Doctors also diagnose some people with prediabetes using a glucose tolerance test.

Prediabetes & Preventing Type 2 Diabetes

Preventing diabetes is one of the essential goals of prediabetes treatment. It is important to diagnose and begin treatment as early as possible to keep it from developing into Type 2 diabetes. There are several ways to work toward this goal, some of which are similar to other diabetes treatment plans for other types.

Regular exercise has proven to be effective in lowering blood sugar. Aiming to get some moderate aerobic exercise for at least 30 minutes a day, multiple days a week can help. Some activities might include swimming, cycling and brisk walking. But it’s essential to speak with your doctor about starting any new exercise program to ensure it’s safe for you.

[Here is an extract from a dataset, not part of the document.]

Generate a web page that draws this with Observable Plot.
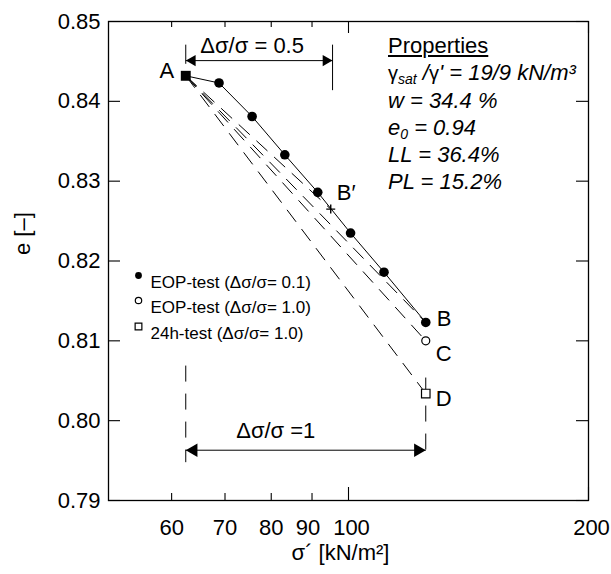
<!DOCTYPE html>
<html>
<head>
<meta charset="utf-8">
<script src="https://cdn.jsdelivr.net/npm/d3@7"></script>
<script src="https://cdn.jsdelivr.net/npm/@observablehq/plot@0.6"></script>
<style>
  html, body { margin: 0; padding: 0; background: #fff; }
  #wrap { position: relative; width: 611px; height: 574px; font-family: "Liberation Sans", Arial, sans-serif; }
  #props { position: absolute; left: 388px; top: 32px; font-size: 22px; line-height: 27px; color: #000; font-style: italic; white-space: nowrap; }
  #props .head { font-style: normal; text-decoration: underline; }
  #props .g { font-style: normal; font-size: 20px; }
  #props sub { font-size: 14px; vertical-align: -4px; line-height: 0; }
</style>
</head>
<body>
<div id="wrap"></div>
<script>
// ---------- data ----------
// EOP-test (Δσ/σ = 0.1): first point is A, last point is B
const eopSigma = [62.5, 68.8, 75.7, 83.2, 91.5, 100.6, 110.8, 125.0];
const eopE     = [0.8432, 0.8423, 0.8381, 0.8333, 0.8286, 0.8235, 0.8186, 0.8123];
const sigmaA = 62.5, eA = 0.8432;
const sigmaBp = 95.0, eBp = 0.8265;     // B′
const sigmaC = 125.0, eC = 0.8100;      // EOP-test Δσ/σ = 1.0
const sigmaD = 125.0, eD = 0.8034;      // 24h-test Δσ/σ = 1.0
// dashed lines from A to B′, B, C, D
const dashToSigma = [95.0, 125.0, 125.0, 125.0];
const dashToE     = [0.8265, 0.8123, 0.8100, 0.8034];
// dimension lines
const dim05Sigma = [62.5, 95.5];  const dim05E = 0.8451;
const dim1Sigma  = [62.5, 125.0]; const dim1E  = 0.7963;
const dim05TickE = [[0.8471, 0.8447], [0.8471, 0.8414]];
const dim1VertE  = [[0.8069, 0.7948], [0.8054, 0.7962]];
// axis ticks
const xTickValues = [60, 70, 80, 90, 100, 200];
const xMinorTicks = [60, 70, 80, 90];
const xMajorTicks = [100, 200];
const yTickValues = [0.79, 0.80, 0.81, 0.82, 0.83, 0.84, 0.85];
// texts
const xLabel = "σ´ [kN/m²]";
const yLabel = "e [–]";
const legendLabels = ["EOP-test (Δσ/σ= 0.1)", "EOP-test (Δσ/σ= 1.0)", "24h-test (Δσ/σ= 1.0)"];
const dimLabels = ["Δσ/σ = 0.5", "Δσ/σ =1"];

// ---------- build ----------
const W = 611, H = 574, mL = 108, mR = 23, mT = 21, mB = 74;
const pw = W - mL - mR, ph = H - mT - mB;
const font = "Liberation Sans, Arial, sans-serif";

const eop = eopSigma.map((s, i) => ({s, e: eopE[i]}));
const eopCircles = eop.slice(1);
const dashes = dashToSigma.map((s, i) => ({x1: sigmaA, y1: eA, x2: s, y2: dashToE[i]}));
const dim05Ticks = dim05Sigma.map((s, i) => ({x: s, y1: dim05TickE[i][0], y2: dim05TickE[i][1]}));
const dim1Verts = dim1Sigma.map((s, i) => ({x: s, y1: dim1VertE[i][0], y2: dim1VertE[i][1]}));
const triR = 5.0, triOff = 3 * Math.sqrt((Math.PI * triR * triR) / (3 * Math.sqrt(3))) * 2 / 3;
const fmtX = d => String(d);

const chart = Plot.plot({
  width: W, height: H,
  marginLeft: mL, marginRight: mR, marginTop: mT, marginBottom: mB,
  style: {fontFamily: font, fontSize: "22px", color: "#000", background: "#fff", overflow: "visible"},
  x: {type: "log", domain: [50, 200]},
  y: {domain: [0.79, 0.85]},
  marks: [
    Plot.frame({stroke: "#000", strokeWidth: 1.3}),
    // inward ticks
    Plot.tickX(xMinorTicks, {x: d => d, insetTop: ph - 7, stroke: "#000", strokeWidth: 1.1}),
    Plot.tickX(xMajorTicks, {x: d => d, insetTop: ph - 13, stroke: "#000", strokeWidth: 1.1}),
    Plot.tickX(xMinorTicks, {x: d => d, insetBottom: ph - 6, stroke: "#000", strokeWidth: 1.1}),
    Plot.tickX(xMajorTicks, {x: d => d, insetBottom: ph - 12, stroke: "#000", strokeWidth: 1.1}),
    Plot.tickY(yTickValues, {y: d => d, insetRight: pw - 12, stroke: "#000", strokeWidth: 1.1}),
    Plot.tickY(yTickValues, {y: d => d, insetLeft: pw - 12, stroke: "#000", strokeWidth: 1.1}),
    Plot.axisX({ticks: xTickValues.slice(0, 3), tickSize: 0, tickPadding: 19, tickFormat: fmtX, label: null}),
    Plot.axisX({ticks: xTickValues.slice(3, 4), tickSize: 0, tickPadding: 19, tickFormat: fmtX, label: null, dx: -4}),
    Plot.axisX({ticks: xTickValues.slice(4), tickSize: 0, tickPadding: 19, tickFormat: fmtX, label: null, dx: 3}),
    Plot.axisY({ticks: yTickValues, tickSize: 0, tickPadding: 8, tickFormat: d3.format(".2f"), label: null}),
    Plot.text([xLabel], {frameAnchor: "bottom", text: d => d, dy: 59, dx: -8, fontSize: 22}),
    Plot.text([yLabel], {frameAnchor: "left", text: d => d, dx: -86, dy: -6, rotate: -90, fontSize: 22}),
    // dashed lines from A
    Plot.link(dashes, {x1: "x1", y1: "y1", x2: "x2", y2: "y2", stroke: "#000", strokeWidth: 1, strokeDasharray: "15,9"}),
    // dimension Δσ/σ = 1
    Plot.link(dim1Verts, {x1: "x", x2: "x", y1: "y1", y2: "y2", stroke: "#000", strokeWidth: 1, strokeDasharray: "16,12"}),
    Plot.link([0], {x1: dim1Sigma[0], x2: dim1Sigma[1], y1: dim1E, y2: dim1E, stroke: "#000", strokeWidth: 1}),
    Plot.dot([0], {x: dim1Sigma[0], y: dim1E, symbol: "triangle", r: triR, rotate: -90, dx: triOff, fill: "#000", stroke: "none"}),
    Plot.dot([0], {x: dim1Sigma[1], y: dim1E, symbol: "triangle", r: triR, rotate: 90, dx: -triOff, fill: "#000", stroke: "none"}),
    Plot.text([dimLabels[1]], {x: Math.sqrt(dim1Sigma[0] * dim1Sigma[1]), y: dim1E, text: d => d, dy: -19, dx: -30, fontSize: 22}),
    // dimension Δσ/σ = 0.5
    Plot.link(dim05Ticks, {x1: "x", x2: "x", y1: "y1", y2: "y2", stroke: "#000", strokeWidth: 1}),
    Plot.link([0], {x1: dim05Sigma[0], x2: dim05Sigma[1], y1: dim05E, y2: dim05E, stroke: "#000", strokeWidth: 1}),
    Plot.dot([0], {x: dim05Sigma[0], y: dim05E, symbol: "triangle", r: 4.2, rotate: -90, dx: 6.6, fill: "#000", stroke: "none"}),
    Plot.dot([0], {x: dim05Sigma[1], y: dim05E, symbol: "triangle", r: 4.2, rotate: 90, dx: -6.6, fill: "#000", stroke: "none"}),
    Plot.text([dimLabels[0]], {x: Math.sqrt(dim05Sigma[0] * dim05Sigma[1]), y: dim05E, text: d => d, dy: -15, dx: -7, fontSize: 22}),
    // EOP line and points
    Plot.line(eop, {x: "s", y: "e", stroke: "#000", strokeWidth: 1}),
    Plot.dot(eopCircles, {x: "s", y: "e", r: 4.8, fill: "#000", stroke: "none"}),
    Plot.dot([0], {x: sigmaA, y: eA, symbol: "square", r: 5.6, fill: "#000", stroke: "none"}),
    Plot.dot([0], {x: sigmaC, y: eC, r: 4, fill: "#fff", stroke: "#000", strokeWidth: 1.2}),
    Plot.dot([0], {x: sigmaD, y: eD, symbol: "square", r: 4.8, fill: "#fff", stroke: "#000", strokeWidth: 1.2}),
    Plot.dot([0], {x: sigmaBp, y: eBp, symbol: "plus", r: 3, stroke: "#000", strokeWidth: 1.4}),
    // point labels
    Plot.text(["A"], {x: sigmaA, y: eA, text: d => d, dx: -19, dy: -5, fontSize: 22}),
    Plot.text(["B′"], {x: sigmaBp, y: eBp, text: d => d, dx: 6, dy: -16, textAnchor: "start", fontSize: 22}),
    Plot.text(["B"], {x: eopSigma[eopSigma.length - 1], y: eopE[eopE.length - 1], text: d => d, dx: 11, dy: -4, textAnchor: "start", fontSize: 22}),
    Plot.text(["C"], {x: sigmaC, y: eC, text: d => d, dx: 10, dy: 13, textAnchor: "start", fontSize: 22}),
    Plot.text(["D"], {x: sigmaD, y: eD, text: d => d, dx: 10, dy: 5, textAnchor: "start", fontSize: 22}),
    // legend
    Plot.dot([0], {frameAnchor: "top-left", dx: 30, dy: 254, r: 3.4, fill: "#000", stroke: "none"}),
    Plot.dot([0], {frameAnchor: "top-left", dx: 30, dy: 279, r: 3.2, fill: "#fff", stroke: "#000", strokeWidth: 1.2}),
    Plot.dot([0], {frameAnchor: "top-left", dx: 30, dy: 305, symbol: "square", r: 3.8, fill: "#fff", stroke: "#000", strokeWidth: 1.2}),
    Plot.text([legendLabels[0]], {frameAnchor: "top-left", dx: 42, dy: 254, text: d => d, textAnchor: "start", fontSize: 17}),
    Plot.text([legendLabels[1]], {frameAnchor: "top-left", dx: 42, dy: 279, text: d => d, textAnchor: "start", fontSize: 17}),
    Plot.text([legendLabels[2]], {frameAnchor: "top-left", dx: 42, dy: 305, text: d => d, textAnchor: "start", fontSize: 17})
  ]
});

const wrap = document.getElementById("wrap");
wrap.appendChild(chart);

// properties block
const props = document.createElement("div");
props.id = "props";
props.innerHTML =
  '<div class="head">Properties</div>' +
  '<div><span class="g">γ</span><sub>sat</sub> /<span class="g">γ</span>\' = 19/9 kN/m³</div>' +
  '<div>w = 34.4 %</div>' +
  '<div>e<sub>0</sub> = 0.94</div>' +
  '<div>LL = 36.4%</div>' +
  '<div>PL = 15.2%</div>';
wrap.appendChild(props);
</script>
</body>
</html>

While weight loss has shown to be effective, it’s essential to approach any meal plan with care to ensure that you’re meeting all of your nutritional needs. Speaking with a licensed and registered dietitian can help you tailor a diabetes diet that meets your specific health needs best.

Reversing prediabetes is possible. Support can help boost success. Many organizations around the country offer diabetes prevention classes on behalf of the National Diabetes Prevention Program. The CDC, for example, offers classes around the U.S.

Please seek the advice of a medical professional before making health care decisions.